Question

Median AM and CN of △ABC intersect at point O. What part of area of △ABC is the area of △AON?

Answer 1

Answer:

The area of △AON is one-sixth part of △ABC.

Step-by-step explanation:

Let the total area of △ABC be x.

Median divides the area of a triangle in two equal parts.

Since AM are CN are medians, therefore the area of △ACN, △BCN, △ABM and △ATM are equal, i.e., $\frac{x}{2}$.

The intersection point of medians is called centroid of the triangle.
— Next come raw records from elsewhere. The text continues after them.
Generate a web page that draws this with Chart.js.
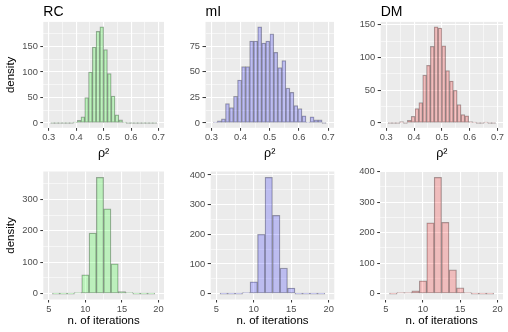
<!DOCTYPE html>
<html><head><meta charset="utf-8">
<script src="https://cdn.jsdelivr.net/npm/chart.js@4"></script>
<style>
html,body{margin:0;padding:0;background:#fff;}
#wrap{position:relative;width:508px;height:332px;overflow:hidden;background:#fff;}
canvas{position:absolute;}
</style></head><body><div id="wrap">
<canvas id="t0" width="169" height="166" style="left:0px;top:0px"></canvas>
<canvas id="t1" width="170" height="166" style="left:169px;top:0px"></canvas>
<canvas id="t2" width="169" height="166" style="left:339px;top:0px"></canvas>
<canvas id="b0" width="169" height="166" style="left:0px;top:166px"></canvas>
<canvas id="b1" width="170" height="166" style="left:169px;top:166px"></canvas>
<canvas id="b2" width="169" height="166" style="left:339px;top:166px"></canvas>
</div>
<script>
// ---- data ----
const panelTitles = ['RC', 'mI', 'DM'];
const rhoBins = [0.31379,0.32759,0.34138,0.35517,0.36897,0.38276,0.39655,0.41034,0.42414,0.43793,
                 0.45172,0.46552,0.47931,0.49310,0.50690,0.52069,0.53448,0.54828,0.56207,0.57586,
                 0.58966,0.60345,0.61724,0.63103,0.64483,0.65862,0.67241,0.68621];
const rhoRC = [0,0,0,0,0,0,1,5,12,50,100,149,180,189,144,97,53,16,6,2,0,0,0,0,0,0,0,0];
const rhoMI = [1,2,4,19,15,26,42,55,55,80,80,94,78,80,87,69,54,61,34,30,17,14,7,1,6,3,3,0];
const rhoDM = [0,0,0,2,0,4,10,22,31,73,88,117,147,145,118,80,64,50,28,13,11,2,1,0,0,1,0,0];
const iterBins = [6,7,8,9,10,11,12,13,14,15,16,17,18,19];
const iterRC = [0,0,0,2,60,193,370,270,95,7,2,0,0,0];
const iterMI = [0,0,0,2,40,200,392,264,86,19,0,0,0,0];
const iterDM = [0,1,2,9,42,232,381,234,78,19,3,0,0,0];
const rhoTicks = [0.3,0.4,0.5,0.6,0.7];
const rhoTickLabels = ['0.3','0.4','0.5','0.6','0.7'];
const iterTicks = [5,10,15,20];
const iterTickLabels = ['5','10','15','20'];
const yTicksRhoRC = [0,50,100,150];
const yTicksRhoMI = [0,25,50,75];
const yTicksRhoDM = [0,50,100,150];
const yTicksIterRC = [0,100,200,300];
const yTicksIterMI = [0,100,200,300,400];
const yTicksIterDM = [0,100,200,300,400];
const fills = ['rgba(0,255,0,0.2)','rgba(0,0,255,0.2)','rgba(255,0,0,0.2)'];

// ---- drawing ----
const FONT = '"Liberation Sans", Arial, Helvetica, sans-serif';
function isMaj(arr, v){ return arr.some(m => Math.abs(m - v) < 1e-9); }
function withMinor(majors, lo, hi){
  const step = majors[1] - majors[0];
  const out = majors.filter(v => v >= lo && v <= hi);
  for (let i = -1; i < majors.length + 2; i++) {
    const v = majors[0] + step * i + step / 2;
    if (v >= lo && v <= hi) out.push(v);
  }
  return out.sort((a,b)=>a-b);
}
function gridOpts(arr){
  return {
    color: '#ffffff',
    lineWidth: c => (c.tick && isMaj(arr, c.tick.value)) ? 1.1 : 0.55,
    tickColor: c => (c.tick && isMaj(arr, c.tick.value)) ? '#333333' : 'rgba(0,0,0,0)',
    tickLength: 3, tickWidth: 1, drawTicks: true, offset: false, drawOnChartArea: true
  };
}
function zeroPad(s){ s.paddingLeft = 0; s.paddingRight = 0; s.paddingTop = 0; s.paddingBottom = 0; }
function panel(id, o){
  const dataMax = Math.max(...o.values);
  const yMin = -0.05 * dataMax, yMax = 1.05 * dataMax;
  const xAll = withMinor(o.xTicks, o.xMin, o.xMax);
  const yAll = withMinor(o.yTicks, yMin, yMax);
  new Chart(document.getElementById(id), {
    type: 'bar',
    data: { datasets: [{
      data: o.bins.map((b,i) => ({x: b, y: o.values[i]})),
      backgroundColor: o.fill,
      borderColor: 'rgba(40,40,40,0.38)',
      borderWidth: 0.6,
      borderSkipped: false,
      minBarLength: 1,
      barPercentage: 1,
      categoryPercentage: 1
    }]},
    options: {
      responsive: false, animation: false, devicePixelRatio: 1,
      layout: { padding: { left: 0, right: o.padR, top: o.padT, bottom: 0 } },
      plugins: {
        legend: { display: false }, tooltip: { enabled: false },
        title: o.title ? { display: true, text: o.title, align: 'start', fullSize: false, color: '#000',
          font: { family: FONT, size: 14, lineHeight: 1.15, weight: 'normal' }, padding: { top: 0, bottom: 1.9 } }
          : { display: false }
      },
      scales: {
        x: {
          type: 'linear', min: o.xMin, max: o.xMax, offset: false,
          afterBuildTicks: s => { s.ticks = xAll.map(v => ({value: v})); },
          afterFit: s => { s.height = o.xH; zeroPad(s); },
          ticks: { autoSkip: false, maxRotation: 0, minRotation: 0, padding: 1, color: '#4d4d4d',
            font: { family: FONT, size: 9.3 },
            callback: v => { const i = o.xTicks.findIndex(m => Math.abs(m - v) < 1e-9); return i >= 0 ? o.xLabels[i] : ''; } },
          grid: gridOpts(o.xTicks), border: { display: false },
          title: { display: true, text: o.xTitle, color: '#000', font: { family: FONT, size: o.xTitleSize },
            padding: { top: 0, bottom: o.xTitlePad } }
        },
        y: {
          type: 'linear', min: yMin, max: yMax,
          afterBuildTicks: s => { s.ticks = yAll.map(v => ({value: v})); },
          afterFit: s => { s.width = o.yW; zeroPad(s); },
          ticks: { autoSkip: false, padding: 2.5, color: '#4d4d4d', font: { family: FONT, size: 9.3 },
            callback: v => isMaj(o.yTicks, v) ? String(o.yTicks.find(m => Math.abs(m - v) < 1e-9)) : '' },
          grid: gridOpts(o.yTicks), border: { display: false },
          title: { display: !!o.yTitle, text: o.yTitle || '', color: '#000', font: { family: FONT, size: 11.5 },
            padding: { top: 4.2, bottom: 0 } }
        }
      }
    },
    plugins: [{
      id: 'panelBg',
      beforeDraw(chart){
        const {ctx, chartArea: a} = chart;
        ctx.save(); ctx.fillStyle = '#ebebeb';
        ctx.fillRect(a.left, a.top, a.right - a.left, a.bottom - a.top);
        ctx.restore();
      }
    }]
  });
}

const topCommon = { bins: rhoBins, xTicks: rhoTicks, xLabels: rhoTickLabels, xMin: 0.28, xMax: 0.72,
  xTitle: 'ρ²', xTitleSize: 12.5, padT: 3.9, xH: 38.2, xTitlePad: 5.2 };
const botCommon = { bins: iterBins, xTicks: iterTicks, xLabels: iterTickLabels, xMin: 4.25, xMax: 20.75,
  xTitle: 'n. of iterations', xTitleSize: 11.5, padT: 5.5, xH: 32.5, xTitlePad: 4.1, title: null };

panel('t0', Object.assign({}, topCommon, { values: rhoRC, yTicks: yTicksRhoRC, fill: fills[0], title: panelTitles[0], yTitle: 'density', yW: 43.3, padR: 5 }));
panel('t1', Object.assign({}, topCommon, { values: rhoMI, yTicks: yTicksRhoMI, fill: fills[1], title: panelTitles[1], yW: 36.5, padR: 5 }));
panel('t2', Object.assign({}, topCommon, { values: rhoDM, yTicks: yTicksRhoDM, fill: fills[2], title: panelTitles[2], yW: 41.7, padR: 5 }));
panel('b0', Object.assign({}, botCommon, { values: iterRC, yTicks: yTicksIterRC, fill: fills[0], yTitle: 'density', yW: 43.3, padR: 5 }));
panel('b1', Object.assign({}, botCommon, { values: iterMI, yTicks: yTicksIterMI, fill: fills[1], yW: 41.7, padR: 4.7 }));
panel('b2', Object.assign({}, botCommon, { values: iterDM, yTicks: yTicksIterDM, fill: fills[2], yW: 41.2, padR: 5 }));
</script>
</body></html>
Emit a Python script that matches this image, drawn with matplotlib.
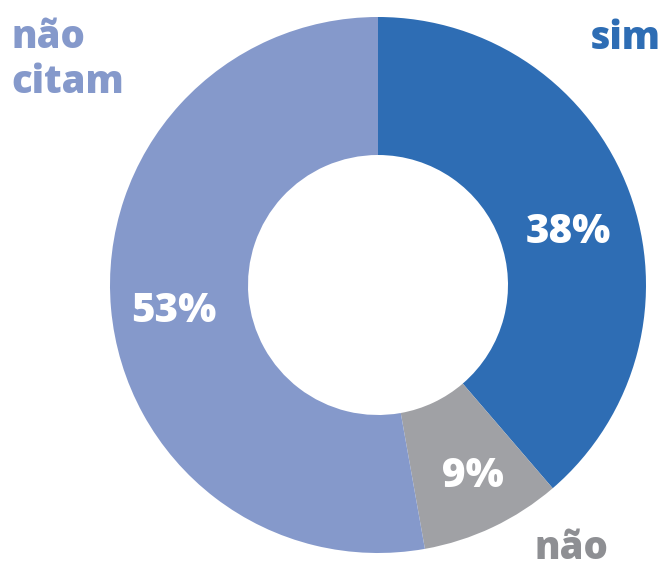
import matplotlib
matplotlib.use("Agg")
import matplotlib.pyplot as plt

categories = ["sim", "não", "não citam"]
# wedge sizes as drawn in the reference (measured angles, %)
wedge_values = [38.7, 8.5, 52.8]
# printed labels
pct_labels = ["38%", "9%", "53%"]
colors = ["#2E6DB4", "#A0A1A5", "#8599CB"]
label_colors = ["#2E6DB4", "#8E8F93", "#8599CB"]

W, H = 664, 562
fig = plt.figure(figsize=(W / 100, H / 100), dpi=100)
cx, cy, R = 378, 285, 268
ax = fig.add_axes([(cx - R) / W, (H - cy - R) / H, 2 * R / W, 2 * R / H])
wedges, texts = ax.pie(wedge_values, colors=colors, startangle=90, counterclock=False,
                       radius=1, wedgeprops=dict(width=(268 - 130) / 268, linewidth=0),
                       labels=None)
ax.set_xlim(-1, 1)
ax.set_ylim(-1, 1)
ax.axis("off")

font = dict(family=["Open Sans", "DejaVu Sans"], fontweight=800)

def px(x, y):
    return x / W, 1 - y / H

# percentage labels (center x, baseline y)
pos = [(568, 243), (473, 487), (174, 322)]
for (x, y), t in zip(pos, pct_labels):
    fig.text(*px(x, y), t, color="white", fontsize=29, ha="center", va="baseline", **font)

# category labels
fig.text(*px(661, 49), categories[0], color=label_colors[0], fontsize=27.5,
         ha="right", va="baseline", **font)
fig.text(*px(608, 559), categories[1], color=label_colors[1], fontsize=27.5,
         ha="right", va="baseline", **font)
fig.text(*px(11, 48), "não", color=label_colors[2], fontsize=27.5,
         ha="left", va="baseline", **font)
fig.text(*px(11, 93), "citam", color=label_colors[2], fontsize=27.5,
         ha="left", va="baseline", **font)

fig.savefig("out.png", dpi=100)
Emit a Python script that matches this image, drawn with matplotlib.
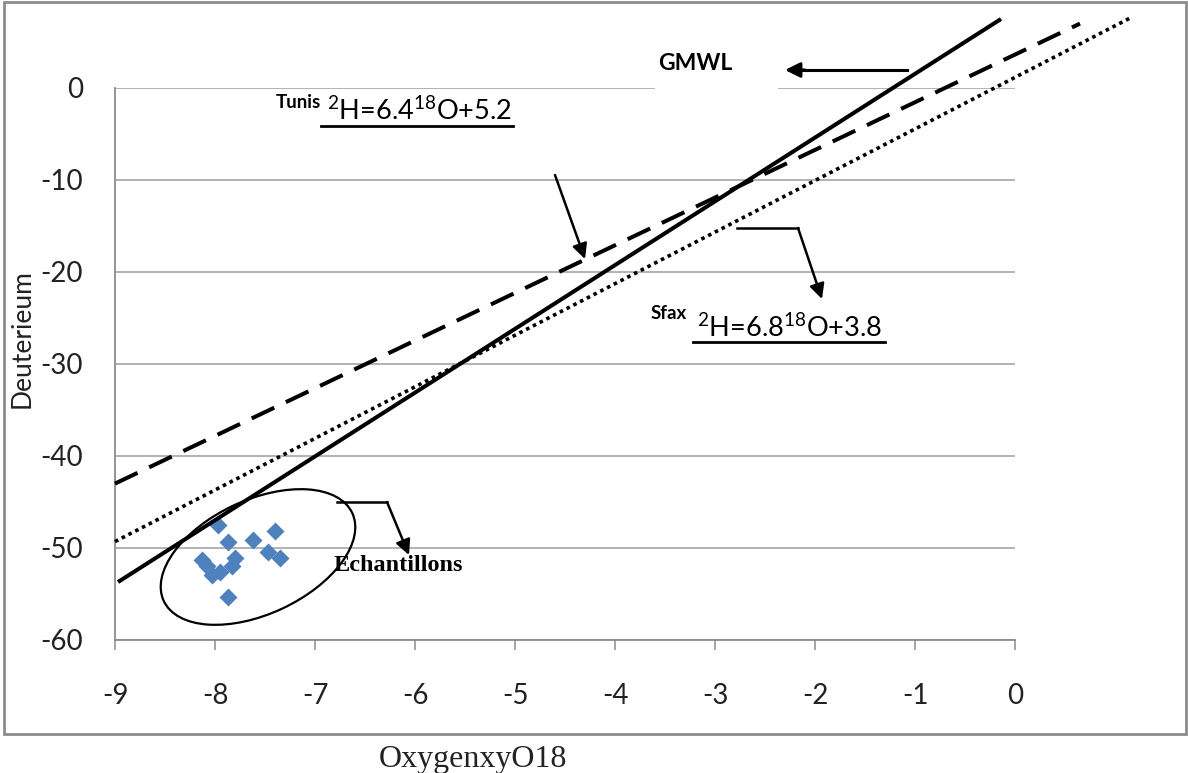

A centroid divides the median in 2:1.

Since CN is median and O is the centroid of the triangle, therefore CO:ON is 2:1.

Draw a perpendicular on CN from A.

$\frac{\text{Area of }\triangle ANO}{\text{Area of }\triangle ACN}=\frac{\frac{1}{2}\times ON\times h}{\frac{1}{2}\times CN\times h}=\frac{1}{3}$

Therefore the area of △AON is one-third of △ACN.

$\text{Area of }\triangle ANO=\frac{1}{3}\times\text{Area of }\triangle ACN$

$\text{Area of }\triangle ANO=\frac{1}{3}\times\frac{x}{2}$

$\text{Area of }\triangle ANO=\frac{x}{6}$

The area of ANO is $\frac{x}{6}$. Therefore the area of △AON is one-sixth part of △ABC.